Western Hemisphere Regional Economic Outlook - October 2019

Western Hemisphere

Regional Economic Outlook: Stunted by Uncertainty
October 2019

Growth in Latin America and the Caribbean (LAC) has slowed from 1.0 percent in 2018 to 0.2 percent in 2019, but a tentative pick-up to 1.8 percent is expected in 2020. External factors remain a headwind to economic prospects in the region, led by sluggish global growth, subdued commodity prices, and volatile capital flows, although easier global financial conditions provide some respite. Policy uncertainty in some large LAC countries continues to be a drag on growth, while Venezuela’s economic and humanitarian crisis continues to drive large migration flows to other countries in the region. Against this backdrop, the LAC economies will need to rely on domestic sources of growth to accelerate the recovery, which hinges on a pickup in private consumption and investment anchored on a rebound in business and consumer confidence.
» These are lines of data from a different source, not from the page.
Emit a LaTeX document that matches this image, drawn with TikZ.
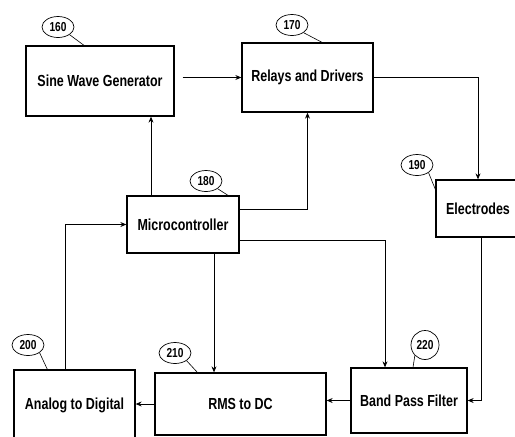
\documentclass[tikz,border=0pt]{standalone}
\usepackage{fontspec}
\usepackage{tikz}
\usetikzlibrary{arrows.meta,shapes.geometric,calc}
\newfontfamily\narrowbold{Liberation Sans}[FakeStretch=0.78,BoldFont={Liberation Sans Bold}]

\begin{document}
\begin{tikzpicture}[x=1pt, y=-1pt,
    block/.style={draw, line width=1.3pt, minimum width=#1, font=\narrowbold\bfseries\fontsize{16}{18}\selectfont},
    refnum/.style={draw, ellipse, line width=0.7pt, inner sep=0pt, minimum width=32pt, minimum height=21pt, font=\narrowbold\bfseries\fontsize{13}{15}\selectfont},
    arrow/.style={-{Stealth[length=6pt, width=5pt]}, line width=0.8pt},
    leader/.style={line width=0.6pt},
  ]
  \useasboundingbox (0,0) rectangle (515,437);

  % Boxes
  \node[block=148pt, minimum height=70pt] (swg) at (100,81) {Sine Wave Generator};
  \node[block=131pt, minimum height=69pt] (relays) at (307.5,77.5) {Relays and Drivers};
  \node[block=112pt, minimum height=57pt] (micro) at (183,224.5) {Microcontroller};
  \node[block=84pt, minimum height=57pt] (elec) at (478,208.5) {Electrodes};
  \node[block=121pt, minimum height=70pt] (adc) at (74.5,405) {Analog to Digital};
  \node[block=171pt, minimum height=62pt] (rms) at (240.5,404) {RMS to DC};
  \node[block=116pt, minimum height=65pt] (bpf) at (409,400.5) {Band Pass Filter};

  % Reference numbers
  \node[refnum] (n160) at (58,27) {160};
  \node[refnum] (n170) at (292,25) {170};
  \node[refnum] (n180) at (206,181) {180};
  \node[refnum] (n190) at (417,165) {190};
  \node[refnum] (n200) at (28,345) {200};
  \node[refnum] (n210) at (175,353) {210};
  \node[refnum, minimum width=28pt, minimum height=29pt] (n220) at (425,345) {220};

  \draw[leader] (n160.south east) -- ([xshift=-16pt]swg.north);
  \draw[leader] (n170.south east) -- ([xshift=14.5pt]relays.north);
  \draw[leader] (n180.south east) -- ([xshift=45pt]micro.north);
  \draw[leader] (n190.south east) -- ([yshift=-10pt]elec.north west);
  \draw[leader] (n200.south east) -- ([xshift=34pt]adc.north west);
  \draw[leader] (n210.south east) -- ([xshift=43pt]rms.north west);
  \draw[leader] (n220.south west) -- ([xshift=4pt]bpf.north);

  % Arrows
  \draw[arrow] ([xshift=8pt]swg.east |- relays.west) -- (relays.west);
  \draw[arrow] (relays.east) -| (elec.north);
  \draw[arrow] ([xshift=-32pt]micro.north) -- ([xshift=-32pt]micro.north |- swg.south);
  \draw[arrow] ([yshift=15.5pt]micro.east) -| (relays.south);
  \draw[arrow] ([yshift=-15.5pt]micro.east) -| ([xshift=-24pt]bpf.north);
  \draw[arrow] ([xshift=31pt]micro.south) -- ([xshift=31pt]micro.south |- rms.north);
  \draw[arrow] ([xshift=3pt]elec.south) |- (bpf.east);
  \draw[arrow] (bpf.west) -- (rms.east |- bpf.west);
  \draw[arrow] (rms.west) -- (adc.east |- rms.west);
  \draw[arrow] ([xshift=-9.5pt]adc.north) |- (micro.west);
\end{tikzpicture}
\end{document}
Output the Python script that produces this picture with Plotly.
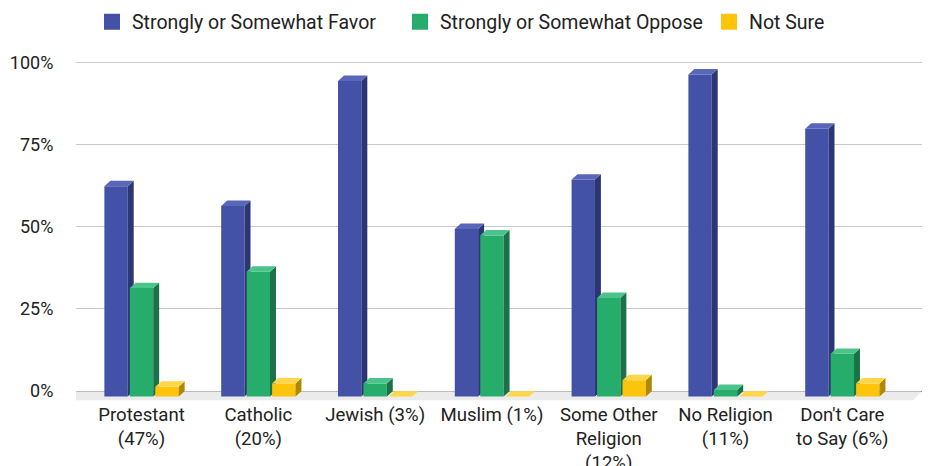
import plotly.graph_objects as go

# ---------------- data ----------------
categories = ["Protestant<br>(47%)", "Catholic<br>(20%)", "Jewish (3%)", "Muslim (1%)",
              "Some Other<br>Religion<br>(12%)", "No Religion<br>(11%)", "Don't Care<br>to Say (6%)"]
favor = [64, 58, 96, 51, 66, 98, 81.5]
oppose = [33, 38, 4, 49, 30, 2, 13]
not_sure = [3, 4, 0, 0, 5, 0, 4]
series_names = ["Strongly or Somewhat Favor", "Strongly or Somewhat Oppose", "Not Sure"]
y_tick_vals = [0, 25, 50, 75, 100]
y_tick_text = ["0%", "25%", "50%", "75%", "100%"]

# ---------------- styling ----------------
front_colors = ["#4351a6", "#27ad6b", "#fcc40a"]
side_colors = ["#2b3674", "#1a7246", "#b08900"]
top_colors = ["#5a67b8", "#4cc38a", "#ffd54a"]

slot = 0.218      # distance between bars in a group (x units)
w = 0.2           # bar front width (x units)
dx = 0.051        # 3-D depth, horizontal (x units)
dy = 1.65         # 3-D depth, vertical (y units)
floor_dx = 0.077
floor_dy = 2.75
x_range = [-0.561, 6.682]
y_range = [-3.0, 101.04]
legend_lefts = [92, 400, 709]   # px, left edge of each legend entry box

fig = go.Figure()

# floor band
fx = [x_range[0], x_range[1], x_range[1] - floor_dx, x_range[0] - floor_dx, x_range[0]]
fy = [0, 0, -floor_dy, -floor_dy, 0]
fig.add_trace(go.Scatter(x=fx, y=fy, fill="toself", fillcolor="#ebebeb", mode="lines",
                         line=dict(width=0), hoverinfo="skip", showlegend=False))


def polys(values, k, face):
    xs, ys = [], []
    for i, v in enumerate(values):
        c = i + (k - 1) * slot
        l, r = c - w / 2, c + w / 2
        if face == "front":
            px = [l, r, r, l, l]
            py = [-dy, -dy, v - dy, v - dy, -dy]
        elif face == "side":
            px = [r, r + dx, r + dx, r, r]
            py = [-dy, 0, v, v - dy, -dy]
        else:
            px = [l, r, r + dx, l + dx, l]
            py = [v - dy, v - dy, v, v, v - dy]
        xs += px + [None]
        ys += py + [None]
    return xs, ys


for k, vals in enumerate([favor, oppose, not_sure]):
    for face, col in (("front", front_colors[k]), ("side", side_colors[k]), ("top", top_colors[k])):
        xs, ys = polys(vals, k, face)
        fig.add_trace(go.Scatter(x=xs, y=ys, fill="toself", fillcolor=col, mode="lines",
                                 line=dict(width=0, color=col), hoverinfo="skip",
                                 showlegend=False, name=series_names[k]))

# legend entries, one legend box per series
legend_ids = ["legend", "legend2", "legend3"]
for k in range(3):
    fig.add_trace(go.Scatter(x=[None], y=[None], mode="markers", name=series_names[k],
                             legend=legend_ids[k],
                             marker=dict(symbol="square", size=17, color=front_colors[k])))

legend_style = dict(orientation="h", xref="container", yref="container", xanchor="left",
                    y=1 - 22 / 466, yanchor="middle", font=dict(size=19.5), itemwidth=30,
                    bgcolor="rgba(0,0,0,0)", borderwidth=0)

fig.update_layout(
    width=932, height=466,
    margin=dict(l=76, r=10, t=59, b=65, autoexpand=False),
    paper_bgcolor="white", plot_bgcolor="white",
    font=dict(family="Roboto, Arial, sans-serif", size=18, color="#222222"),
    legend=dict(x=legend_lefts[0] / 932, **legend_style),
    legend2=dict(x=legend_lefts[1] / 932, **legend_style),
    legend3=dict(x=legend_lefts[2] / 932, **legend_style),
    xaxis=dict(range=x_range, tickmode="array", tickvals=list(range(len(categories))),
               ticktext=categories, showgrid=False, zeroline=False, showline=False,
               ticks="", fixedrange=True, automargin=False, tickfont=dict(size=18.6),
               ticklabelstandoff=0),
    yaxis=dict(range=y_range, tickmode="array", tickvals=y_tick_vals, ticktext=y_tick_text,
               showgrid=True, gridcolor="#c9c9c9", gridwidth=1.3, zeroline=True,
               zerolinecolor="#333333", zerolinewidth=1.2, showline=False, automargin=False,
               ticks="outside", ticklen=18, tickcolor="rgba(0,0,0,0)", fixedrange=True),
)

fig.write_html("out.html")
Risks to the outlook remain skewed to the downside, including further falls in global growth and commodity prices, spikes in risk premiums, heightened domestic policy uncertainty, contagion from the financial turmoil in Argentina, and natural disasters. Given the challenging global environment and still negative output gaps in the region, policies will need to strike a balance between supporting growth and rebuilding policy space. Fiscal consolidation to lower public debt remains a priority in several countries. Monetary policy can continue to support growth given the stable inflation outlook and well-anchored expectations. Corporate vulnerabilities require enhanced surveillance. Structural reforms, aimed at greater openness to trade and investment, bolstering competitiveness, and addressing stringent labor market regulations, remain an imperative.